§ **SET TASK**
Copy exactly, and only, the lines below from the first through the one containing "import numpy as np", both included; pictures are omitted.

────────

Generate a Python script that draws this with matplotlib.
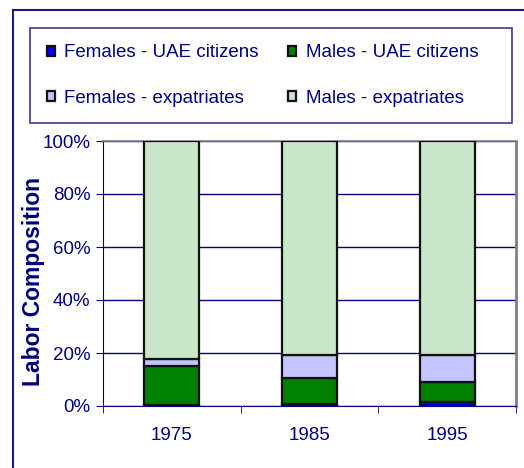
import matplotlib
matplotlib.use("Agg")
import matplotlib.pyplot as plt
from matplotlib.lines import Line2D
from matplotlib.patches import Rectangle
import numpy as np

plt.rcParams['font.family'] = ['Liberation Sans', 'DejaVu Sans']

years = ["1975", "1985", "1995"]
females_uae = [0.5, 0.6, 1.4]
males_uae = [14.7, 9.8, 7.8]
females_exp = [2.5, 8.7, 9.9]
males_exp = [82.3, 80.9, 80.9]
series_names = ["Females - UAE citizens", "Males - UAE citizens",
                "Females - expatriates", "Males - expatriates"]
colors = ["#0000ff", "#008000", "#c4c4ff", "#c8e6c8"]
yticks = [0, 20, 40, 60, 80, 100]

NAVY = "#000080"
W, H = 524, 468
fig = plt.figure(figsize=(W / 100, H / 100), dpi=100)

def fx(px):
    return px / W

def fy(py):
    return 1 - py / H

ax = fig.add_axes([fx(103), fy(406), fx(516) - fx(103), fy(141) - fy(406)])
x = np.arange(len(years))
series = [females_uae, males_uae, females_exp, males_exp]
bottom = np.zeros(len(years))
handles = []
for vals, name, c in zip(series, series_names, colors):
    b = ax.bar(x, vals, 0.40, bottom=bottom, color=c, edgecolor="#111111",
               linewidth=1.6, label=name, zorder=3)
    handles.append(b)
    bottom += np.array(vals)

ax.set_xlim(-0.5, len(years) - 0.5)
ax.set_ylim(0, 100)
ax.set_yticks(yticks)
ax.set_yticklabels([f"{v}%" for v in yticks])
ax.yaxis.grid(True, color=NAVY, linewidth=1.0, zorder=0)
ax.set_axisbelow(True)
ax.set_xticks(x)
ax.set_xticklabels(years)
ax.set_xticks(np.arange(-0.5, len(years) + 0.5, 1), minor=True)
ax.tick_params(axis='x', which='major', length=0, pad=15, labelsize=13.5, labelcolor=NAVY)
ax.tick_params(axis='x', which='minor', length=5, color=NAVY, direction='out')
ax.tick_params(axis='y', length=5, color=NAVY, labelsize=13.5, labelcolor=NAVY, pad=4)
ax.spines['left'].set_color(NAVY)
ax.spines['bottom'].set_color(NAVY)
ax.spines['top'].set_color("#808080")
ax.spines['right'].set_color("#808080")
ax.spines['right'].set_linewidth(2)
ax.spines['top'].set_linewidth(1.2)
ax.set_ylabel("Labor Composition", fontsize=16.5, fontweight='bold', color=NAVY)
ax.yaxis.set_label_coords((45 - 103) / 413, (406 - 282) / 265)

# outer frame
fig.add_artist(Line2D([fx(13), fx(13)], [fy(10), 0], color="#1a1a8c", linewidth=1.5))
fig.add_artist(Line2D([fx(13), 1], [fy(10), fy(10)], color="#1a1a8c", linewidth=1.5))

# legend
leg_handles = [handles[0], handles[2], handles[1], handles[3]]
leg_labels = [series_names[0], series_names[2], series_names[1], series_names[3]]
leg = fig.legend(leg_handles, leg_labels, ncol=2,
                 bbox_to_anchor=(fx(39), fy(75.5)),
                 loc='center left', fontsize=13.5,
                 handlelength=0.45, handleheight=0.45, handletextpad=0.5,
                 labelspacing=1.5, columnspacing=1.55, borderaxespad=0,
                 frameon=False, labelcolor=NAVY)
fig.add_artist(Rectangle((fx(30), fy(123)), fx(512) - fx(30), fy(28) - fy(123),
                         transform=fig.transFigure, fill=False,
                         edgecolor="#3a3a9a", linewidth=1.2))

fig.savefig("out.png", dpi=100)
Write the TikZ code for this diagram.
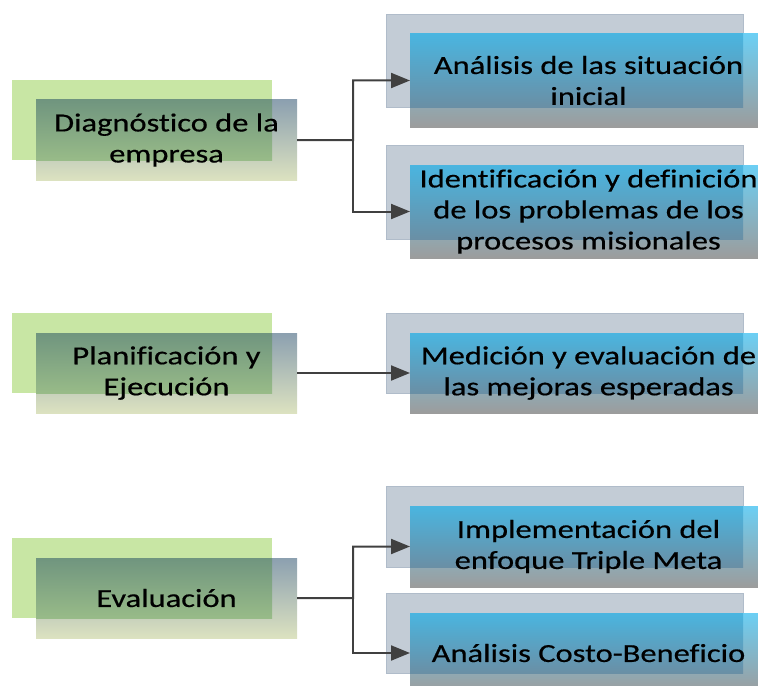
\documentclass[tikz,border=0pt]{standalone}
\usepackage{fontspec}
\newfontfamily\boxfont[FakeStretch=1.25,FakeBold=0.5,Ligatures=CommonOff]{Carlito}
\usetikzlibrary{arrows.meta}
\pgfdeclarelayer{bg}
\pgfsetlayers{bg,main}
\definecolor{lgreen}{HTML}{C8E6A4}
\definecolor{lfTop}{HTML}{8CA0B0}
\definecolor{lfMid}{HTML}{B4C0B8}
\definecolor{lfBot}{HTML}{DCE2C0}
\definecolor{loTop}{HTML}{70957F}
\definecolor{loBot}{HTML}{98BB88}
\definecolor{rgray}{HTML}{C3CCD6}
\definecolor{rgrayline}{HTML}{B0BCCA}
\definecolor{rfTop}{HTML}{6CCFF4}
\definecolor{rfBot}{HTML}{9C9C9C}
\definecolor{roTop}{HTML}{4AB5E0}
\definecolor{roBot}{HTML}{6A8FA5}
\definecolor{conn}{HTML}{404040}
\tikzset{
  lback/.style={fill=lgreen, draw=none, minimum width=260bp, minimum height=80bp, anchor=north west, inner sep=0pt, outer sep=0pt},
  rback/.style={fill=rgray, draw=rgrayline, line width=0.6bp, minimum width=357bp, anchor=north west, inner sep=0pt, outer sep=0pt},
  lfront/.style={minimum width=261bp, minimum height=80bp, anchor=north west, inner sep=0pt, outer sep=0pt, align=center, font=\boxfont\fontsize{26bp}{31bp}\selectfont},
  rfront/.style={minimum width=357bp, anchor=north west, inner sep=0pt, outer sep=0pt, align=center, font=\boxfont\fontsize{26bp}{31bp}\selectfont},
  lshade/.style={top color=lfTop, middle color=lfMid, bottom color=lfBot, draw=none},
  loshade/.style={top color=loTop, bottom color=loBot, draw=none},
  rshade/.style={top color=rfTop, bottom color=rfBot, draw=none},
  roshade/.style={top color=roTop, bottom color=roBot, draw=none},
  conn/.style={draw=conn, line width=2bp, -{Triangle[length=19bp,width=15bp]}},
}
\begin{document}
\begin{tikzpicture}[x=1bp,y=-1bp]
\useasboundingbox (0,0) rectangle (758,686);
% text nodes (front boxes)
\node[lfront] (L1f) at (36,100) {Diagnóstico de la\\empresa};
\node[lfront] (L2f) at (36,333) {Planificación y\\Ejecución};
\node[lfront] (L3f) at (36,558) {Evaluación};
\node[rfront, minimum height=93bp] (R1f) at (410,34) {Análisis de las situación\\inicial};
\node[rfront, minimum height=93bp] (R2f) at (410,165) {Identificación y definición\\de los problemas de los\\procesos misionales};
\node[rfront, minimum height=80bp] (R3f) at (410,333) {Medición y evaluación de\\las mejoras esperadas};
\node[rfront, minimum height=81bp] (R4f) at (410,506) {Implementación del\\enfoque Triple Meta};
\node[rfront, minimum height=80bp] (R5f) at (410,613) {Análisis Costo-Beneficio};
\begin{pgfonlayer}{bg}
% back boxes
\node[lback] (L1b) at (12,80) {};
\node[lback] (L2b) at (12,313) {};
\node[lback] (L3b) at (12,538) {};
\node[rback, minimum height=93bp] (R1b) at (386,14) {};
\node[rback, minimum height=94bp] (R2b) at (386,145) {};
\node[rback, minimum height=80bp] (R3b) at (386,313) {};
\node[rback, minimum height=81bp] (R4b) at (386,486) {};
\node[rback, minimum height=80bp] (R5b) at (386,593) {};
% front fills
\foreach \n in {L1,L2,L3}{
  \shade[lshade] (\n f.north west) rectangle (\n f.south east);
  \shade[loshade] (\n f.north west) rectangle (\n b.south east);
}
\foreach \n in {R1,R2,R3,R4,R5}{
  \shade[rshade] (\n f.north west) rectangle (\n f.south east);
  \shade[roshade] (\n f.north west) rectangle (\n b.south east);
}
\end{pgfonlayer}
% connectors
\coordinate (J1) at (353,140);
\coordinate (J3) at (353,598);
\draw[conn] (L1f.east) -- (J1) |- (R1f.west);
\draw[conn] (J1) |- (R2f.west);
\draw[conn] (L2f.east) -- (R3f.west);
\draw[conn] (L3f.east) -- (J3) |- (R4f.west);
\draw[conn] (J3) |- (R5f.west);
\end{tikzpicture}
\end{document}
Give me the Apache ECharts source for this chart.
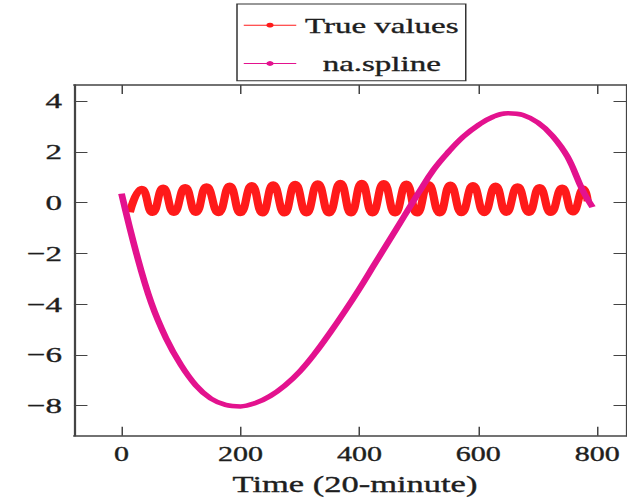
<!DOCTYPE html>
<html>
<head>
<meta charset="utf-8">
<script src="https://cdn.jsdelivr.net/npm/echarts@6/dist/echarts.min.js"></script>
<style>
  html, body { margin: 0; padding: 0; background: #fff; overflow: hidden; }
  #frame { width: 627px; height: 501px; overflow: hidden; }
  /* the figure is laid out narrow and widened 1.5x, like the exported plot */
  #chart { width: 418px; height: 501px; transform: scaleX(1.5); transform-origin: 0 0; }
</style>
</head>
<body>
<div id="frame"><div id="chart"></div></div>
<script>
// Observed series: time index (20-minute steps) of each trough / peak, and its value
const trueTimes = [14, 34, 52, 70, 88, 107, 125, 143, 163, 182, 200, 219, 237, 255, 274, 292,
  311, 330, 349, 368, 386, 404, 422, 441, 460, 479, 497, 516, 535, 553, 572, 591,
  610, 629, 647, 666, 685, 703, 722, 741, 759, 777, 784];
const trueValues = [-0.38, 0.55, -0.42, 0.6, -0.42, 0.62, -0.42, 0.65, -0.43, 0.68, -0.43, 0.7,
  -0.44, 0.73, -0.44, 0.75, -0.44, 0.77, -0.44, 0.79, -0.44, 0.79, -0.44, 0.78, -0.44, 0.76,
  -0.44, 0.74, -0.44, 0.72, -0.43, 0.7, -0.43, 0.68, -0.42, 0.65, -0.42, 0.62, -0.42, 0.6,
  -0.4, 0.56, 0.05];

// na.spline reconstruction
const splineTimes = [0, 25, 50, 75, 100, 125, 150, 175, 200, 225, 250, 275, 300, 325, 350, 375,
  400, 425, 450, 475, 500, 525, 550, 575, 600, 625, 650, 675, 700, 725, 750, 775, 792];
const splineValues = [0.35, -2.0, -3.95, -5.35, -6.4, -7.2, -7.72, -7.97, -8.03, -7.9, -7.62,
  -7.2, -6.65, -5.95, -5.15, -4.3, -3.4, -2.45, -1.5, -0.55, 0.4, 1.3, 2.0, 2.6, 3.05, 3.38,
  3.52, 3.45, 3.15, 2.62, 1.8, 0.5, -0.18];

const xTicks = [0, 200, 400, 600, 800];
const yTicks = [-8, -6, -4, -2, 0, 2, 4];
const seriesNames = ['True values', 'na.spline'];

const pairs = (xs, ys) => xs.map((x, i) => [x, ys[i]]);
const serif = 'Liberation Serif';
const axisColor = '#444';
const textColor = '#1e1e1e';
const minus = v => String(v).replace('-', '\u2212');
const labelFont = size => ({
  fontFamily: serif, fontSize: size, color: textColor,
  textBorderColor: textColor, textBorderWidth: 0.35
});

const chart = echarts.init(document.getElementById('chart'), null, { renderer: 'svg' });

const xBase = {
  type: 'value', min: -80, max: 850,
  splitLine: { show: false },
  axisLine: { show: true, onZero: false, lineStyle: { color: axisColor, width: 1.5 } },
  axisTick: { show: true, inside: true, length: 9, customValues: xTicks, lineStyle: { color: axisColor, width: 1 } }
};
const yBase = {
  type: 'value', min: -9.19, max: 4.63,
  splitLine: { show: false },
  axisLine: { show: true, onZero: false, lineStyle: { color: axisColor, width: 1.5 } },
  axisTick: { show: true, inside: true, length: 9, customValues: yTicks, lineStyle: { color: axisColor, width: 1 } }
};

chart.setOption({
  animation: false,
  backgroundColor: '#fff',
  grid: { left: 49.3, right: 0, top: 85, bottom: 65, containLabel: false },
  legend: {
    orient: 'vertical',
    left: 158, top: 4,
    data: seriesNames,
    padding: [10, 4, 6, 4],
    itemGap: 16,
    itemWidth: 35,
    itemHeight: 6,
    lineStyle: { width: 1 },
    borderColor: '#333', borderWidth: 1, borderRadius: 0,
    backgroundColor: '#fff',
    formatter: '{t|{name}}',
    textStyle: {
      rich: { t: Object.assign({ width: 104, align: 'center', lineHeight: 22 }, labelFont(22)) }
    }
  },
  xAxis: [
    Object.assign({}, xBase, {
      position: 'bottom',
      name: 'Time (20-minute)', nameLocation: 'middle', nameGap: 37,
      nameTextStyle: Object.assign({ padding: [0, 0, 0, 6] }, labelFont(23)),
      axisLabel: Object.assign({ show: true, customValues: xTicks, margin: 9 }, labelFont(20))
    }),
    Object.assign({}, xBase, { position: 'top', axisLabel: { show: false } })
  ],
  yAxis: [
    Object.assign({}, yBase, {
      position: 'left',
      axisLabel: Object.assign({ show: true, customValues: yTicks, margin: 8, formatter: minus }, labelFont(22))
    }),
    Object.assign({}, yBase, { position: 'right', axisLabel: { show: false } })
  ],
  series: [
    {
      name: seriesNames[0], type: 'line', xAxisIndex: 0, yAxisIndex: 0,
      data: pairs(trueTimes, trueValues),
      smooth: 0.5, symbol: 'circle', showSymbol: false,
      itemStyle: { color: '#ff1a1a' },
      lineStyle: { color: '#ff1a1a', width: 5.5 },
      z: 2
    },
    {
      name: seriesNames[1], type: 'line', xAxisIndex: 0, yAxisIndex: 0,
      data: pairs(splineTimes, splineValues),
      smooth: 0.4, symbol: 'circle', showSymbol: false,
      itemStyle: { color: '#e3128e' },
      lineStyle: { color: '#e3128e', width: 4.5 },
      z: 3
    }
  ]
});
</script>
</body>
</html>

────────

§ **SOLUTION FOR THIS EXERCISE**
Generate a Python script that draws this with matplotlib.
import matplotlib
matplotlib.use("Agg")
import matplotlib.pyplot as plt
from matplotlib.lines import Line2D
from matplotlib.patches import Rectangle
import numpy as np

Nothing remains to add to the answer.